I’m doing a doctorate on English parish churches. The problem is with waving this about in public is that, let’s be honest, churches aren’t terribly cool. They’re not like particle accelerators. What should our churches be for? Should they be purely for baptisms, weddings, and funerals, and allegedly dwindling Church of England congregations? Or should they be turned into secular museums? Or is there a middle way? I like to think that there is.
It might seem clichéd to preach a spiel about the sense of wonder around of a site that has been the focal point of a community for hundreds of years, but that’s only because it’s true. It makes churches invaluable for our culture, and it is why people loaded them with amazing art. Sure, it was often with a degree of self-interest: towering tombs of medieval lords, private pews of Georgian families, and Victorian memorial stained glass, but then no act can be entirely selfless. We can now appreciate the opportunity that disposable income gave artists to create works of inspiring and beautiful craft.
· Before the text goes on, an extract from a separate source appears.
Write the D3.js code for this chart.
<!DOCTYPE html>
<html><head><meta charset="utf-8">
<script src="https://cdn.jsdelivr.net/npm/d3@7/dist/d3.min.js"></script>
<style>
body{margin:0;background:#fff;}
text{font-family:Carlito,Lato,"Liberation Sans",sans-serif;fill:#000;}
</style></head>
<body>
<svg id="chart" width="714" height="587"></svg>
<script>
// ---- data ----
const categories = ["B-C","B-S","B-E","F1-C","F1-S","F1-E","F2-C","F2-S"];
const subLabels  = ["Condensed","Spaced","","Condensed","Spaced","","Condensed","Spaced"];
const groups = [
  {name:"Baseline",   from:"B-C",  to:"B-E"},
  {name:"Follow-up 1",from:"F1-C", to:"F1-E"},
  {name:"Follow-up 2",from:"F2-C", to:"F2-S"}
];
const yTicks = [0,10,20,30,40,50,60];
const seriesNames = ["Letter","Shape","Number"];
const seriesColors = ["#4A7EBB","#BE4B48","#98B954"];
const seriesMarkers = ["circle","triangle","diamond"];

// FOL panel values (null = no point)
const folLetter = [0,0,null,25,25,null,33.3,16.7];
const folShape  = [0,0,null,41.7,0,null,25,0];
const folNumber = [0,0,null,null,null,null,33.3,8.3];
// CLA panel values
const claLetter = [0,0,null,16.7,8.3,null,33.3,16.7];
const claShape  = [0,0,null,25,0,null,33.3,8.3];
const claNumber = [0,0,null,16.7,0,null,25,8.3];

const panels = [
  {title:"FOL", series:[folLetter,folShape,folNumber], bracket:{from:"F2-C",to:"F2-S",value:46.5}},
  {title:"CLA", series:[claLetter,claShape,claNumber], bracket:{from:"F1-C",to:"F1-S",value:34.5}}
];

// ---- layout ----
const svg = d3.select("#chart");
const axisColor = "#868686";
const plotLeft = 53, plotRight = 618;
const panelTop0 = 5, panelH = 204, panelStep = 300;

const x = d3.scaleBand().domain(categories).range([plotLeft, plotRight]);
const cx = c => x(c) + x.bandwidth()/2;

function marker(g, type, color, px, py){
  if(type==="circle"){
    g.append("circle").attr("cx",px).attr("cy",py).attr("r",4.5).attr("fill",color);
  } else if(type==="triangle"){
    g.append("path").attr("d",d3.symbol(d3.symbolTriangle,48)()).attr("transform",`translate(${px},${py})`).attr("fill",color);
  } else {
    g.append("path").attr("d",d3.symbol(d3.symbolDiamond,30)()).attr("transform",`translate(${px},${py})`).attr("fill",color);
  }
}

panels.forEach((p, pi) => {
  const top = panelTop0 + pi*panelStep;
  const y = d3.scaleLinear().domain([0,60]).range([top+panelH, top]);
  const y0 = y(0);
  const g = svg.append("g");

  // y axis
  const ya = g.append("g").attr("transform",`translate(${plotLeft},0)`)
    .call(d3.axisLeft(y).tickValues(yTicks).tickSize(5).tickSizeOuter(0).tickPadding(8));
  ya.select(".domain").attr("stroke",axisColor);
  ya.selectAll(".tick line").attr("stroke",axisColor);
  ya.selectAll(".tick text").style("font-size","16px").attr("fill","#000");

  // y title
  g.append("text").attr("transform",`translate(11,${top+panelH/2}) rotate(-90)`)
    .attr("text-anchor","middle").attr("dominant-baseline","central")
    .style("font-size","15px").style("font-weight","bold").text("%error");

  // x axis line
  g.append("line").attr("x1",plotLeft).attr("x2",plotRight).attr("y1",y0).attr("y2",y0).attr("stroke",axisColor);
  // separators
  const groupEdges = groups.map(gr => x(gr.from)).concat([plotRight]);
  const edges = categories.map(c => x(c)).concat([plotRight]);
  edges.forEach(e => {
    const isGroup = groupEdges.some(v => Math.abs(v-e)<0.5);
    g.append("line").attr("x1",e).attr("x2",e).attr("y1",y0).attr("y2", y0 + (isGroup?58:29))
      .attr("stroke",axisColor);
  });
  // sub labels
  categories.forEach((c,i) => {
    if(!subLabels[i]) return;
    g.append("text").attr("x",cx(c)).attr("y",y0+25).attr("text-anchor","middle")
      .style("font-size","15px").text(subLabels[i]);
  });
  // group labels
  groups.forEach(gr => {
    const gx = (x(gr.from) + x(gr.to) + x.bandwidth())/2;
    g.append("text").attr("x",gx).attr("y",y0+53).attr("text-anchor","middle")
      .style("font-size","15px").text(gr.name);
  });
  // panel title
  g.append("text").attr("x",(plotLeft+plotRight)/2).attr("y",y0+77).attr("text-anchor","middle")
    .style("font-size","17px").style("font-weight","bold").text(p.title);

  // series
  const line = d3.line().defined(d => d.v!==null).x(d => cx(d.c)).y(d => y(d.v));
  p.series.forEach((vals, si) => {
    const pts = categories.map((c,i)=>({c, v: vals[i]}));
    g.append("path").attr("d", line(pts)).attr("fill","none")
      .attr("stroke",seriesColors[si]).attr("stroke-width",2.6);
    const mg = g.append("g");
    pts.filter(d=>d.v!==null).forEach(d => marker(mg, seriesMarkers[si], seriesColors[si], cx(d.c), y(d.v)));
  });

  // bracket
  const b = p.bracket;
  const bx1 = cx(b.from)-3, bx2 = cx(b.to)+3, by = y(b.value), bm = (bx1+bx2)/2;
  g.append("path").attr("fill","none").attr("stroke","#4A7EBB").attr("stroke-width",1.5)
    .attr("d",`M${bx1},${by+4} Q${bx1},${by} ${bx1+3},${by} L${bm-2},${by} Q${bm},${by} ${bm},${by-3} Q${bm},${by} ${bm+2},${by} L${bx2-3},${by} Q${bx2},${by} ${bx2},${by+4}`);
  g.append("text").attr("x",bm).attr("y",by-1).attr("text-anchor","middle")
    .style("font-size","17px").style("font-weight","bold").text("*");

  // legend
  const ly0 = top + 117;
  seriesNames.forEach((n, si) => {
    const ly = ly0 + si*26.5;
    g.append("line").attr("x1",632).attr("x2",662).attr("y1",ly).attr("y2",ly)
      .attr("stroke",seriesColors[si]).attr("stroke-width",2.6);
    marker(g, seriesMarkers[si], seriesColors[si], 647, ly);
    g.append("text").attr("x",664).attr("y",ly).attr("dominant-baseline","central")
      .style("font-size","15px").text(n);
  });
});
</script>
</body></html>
I don’t think anyone would disagree, certainly for the Middle Ages, that some of our finest works of art can be found in churches, and are worthy of protection and preservation.
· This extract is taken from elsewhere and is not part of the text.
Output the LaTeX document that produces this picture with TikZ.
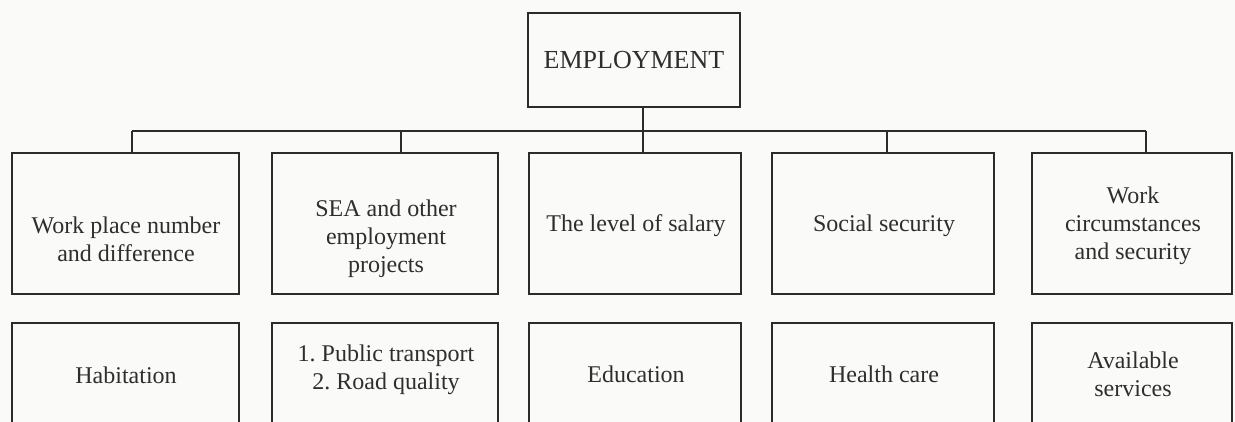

But there’s a thorny, often unspoken problem that exists even between people who are actually interested in these buildings: what goes on in them. However, I think that the tradition of performance is just delicate and worthy of preservation as material art. Religious ritual has the potential to move your senses, especially in a space built especially to accommodate it. Just like you can get a lot out of watching a guy pretend to be a Danish prince who does nothing about his dead dad for three hours, I think there’s also a great deal anyone can obtain from the universal message that you are not the most important entity in the Universe, yet there’s no one around you who is better or worse than you either.
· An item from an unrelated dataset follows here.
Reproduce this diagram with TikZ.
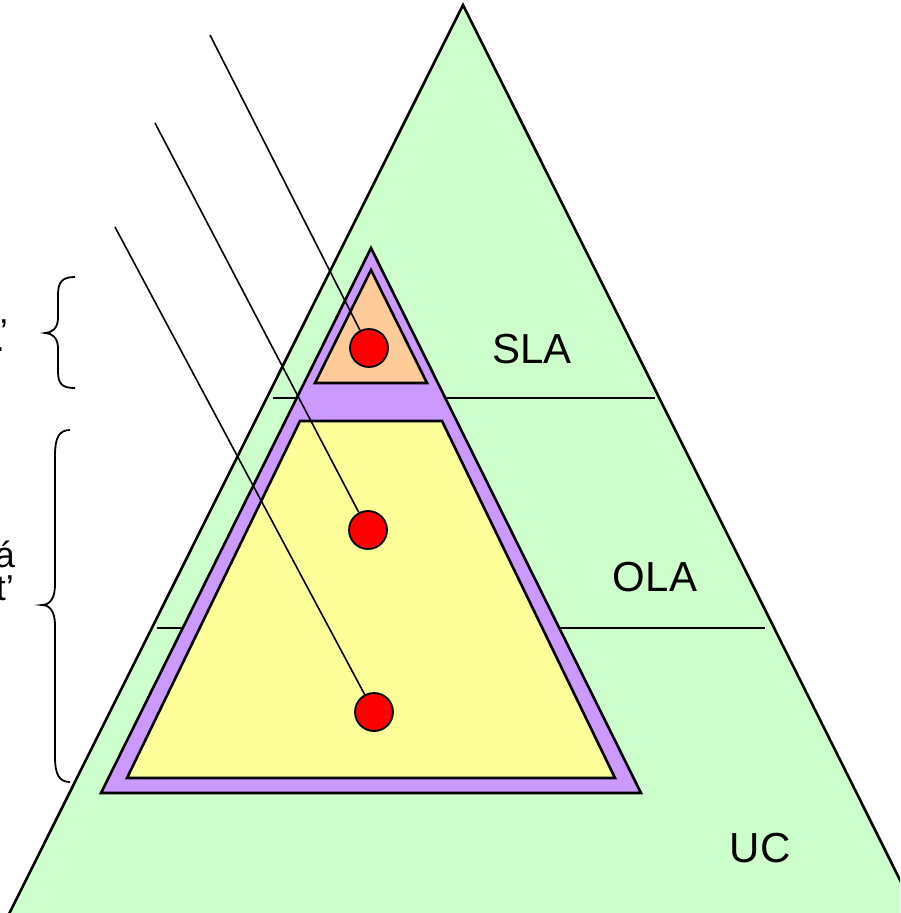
\documentclass[tikz,border=0pt]{standalone}
\usepackage{fontspec}
\setmainfont{Liberation Sans}
\definecolor{pgreen}{HTML}{CCFFCC}
\definecolor{ppurple}{HTML}{CC99FF}
\definecolor{porange}{HTML}{FFCC99}
\definecolor{pyellow}{HTML}{FFFF99}
\definecolor{pred}{HTML}{FF0000}
\begin{document}
\begin{tikzpicture}[x=1pt,y=-1pt,
  outline/.style={draw=black,line width=2.6pt,line join=miter},
  divider/.style={draw=black,line width=1.6pt},
  pointer/.style={draw=black,line width=1.6pt},
  dot/.style={circle,draw=black,line width=1.8pt,fill=pred,minimum size=38pt,inner sep=0pt},
  lbl/.style={font=\fontsize{42}{48}\selectfont,inner sep=0pt},
  side/.style={font=\fontsize{36}{40}\selectfont,inner sep=0pt},
  bracepath/.style={draw=black,line width=1.8pt}]
\useasboundingbox (0,0) rectangle (900,913);
\clip (0,0) rectangle (900,913);
% big green triangle
\path[outline,fill=pgreen] (463,5) -- (-5,942) -- (931,942) -- cycle;
% dividers
\coordinate (d1l) at (273,398); \coordinate (d1r) at (655,398);
\coordinate (d2l) at (157,628); \coordinate (d2r) at (765,628);
\draw[divider] (d1l) -- (d1r);
\draw[divider] (d2l) -- (d2r);
% purple triangle
\path[outline,fill=ppurple] (371,248) -- (101,793) -- (641,793) -- cycle;
% orange triangle
\path[outline,fill=porange] (371,270) -- (315,383) -- (427,383) -- cycle;
% yellow trapezoid
\path[outline,fill=pyellow] (300,421) -- (442,421) -- (615,778) -- (127,778) -- cycle;
% circles
\node[dot] (c1) at (369,348) {};
\node[dot] (c2) at (368,530) {};
\node[dot] (c3) at (374,712) {};
% pointer lines
\coordinate (p1) at (210,35);
\coordinate (p2) at (155,123);
\coordinate (p3) at (115,227);
\draw[pointer] (p1) -- (c1);
\draw[pointer] (p2) -- (c2);
\draw[pointer] (p3) -- (c3);
% labels
\node[lbl] (sla) at (532,349) {SLA};
\node[lbl] (ola) at (655,577) {OLA};
\node[lbl] (uc) at (760,848) {UC};
% left text fragments
\node[side,anchor=base east] (t1) at (8,344) {’};
\node[side,anchor=base east] (t2) at (5,351) {.};
\node[side,anchor=base east] (t3) at (15,567) {á};
\node[side,anchor=base east] (t4) at (14,600) {t’};
% braces
\draw[bracepath] (75,277) .. controls (62,277) and (58,282) .. (58,295)
  -- (58,318) .. controls (58,328) and (52,333) .. (45,333)
  .. controls (52,333) and (58,338) .. (58,348)
  -- (58,371) .. controls (58,384) and (62,388) .. (75,388);
\draw[bracepath] (70,430) .. controls (59,430) and (55,438) .. (55,455)
  -- (55,585) .. controls (55,598) and (50,605) .. (42,605)
  .. controls (50,605) and (55,612) .. (55,625)
  -- (55,757) .. controls (55,774) and (59,782) .. (70,782);
\end{tikzpicture}
\end{document}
Basically, I think that churches, even ones built relatively recently, embody history, art and ritual in ways that an institution like a museum cannot. They’re not just built for these things, but around them. They grew out of them, it’s what they’re all about. Something that exemplifies this idea is the Gothic style itself. There are Gothic buildings that aren’t churches, and churches that aren’t Gothic. But the style was first forged and popularised in them, and unavoidably accompanies them in the popular imagination. The key element of the Gothic, the pointed arch, acknowledges something beyond the rational circle, outside the initial boundaries of our understanding. It’s a style that appeals to contemplation, imagination and sensual excitement. This is what churches, as places, visual repositories and theatres, should aspire to be.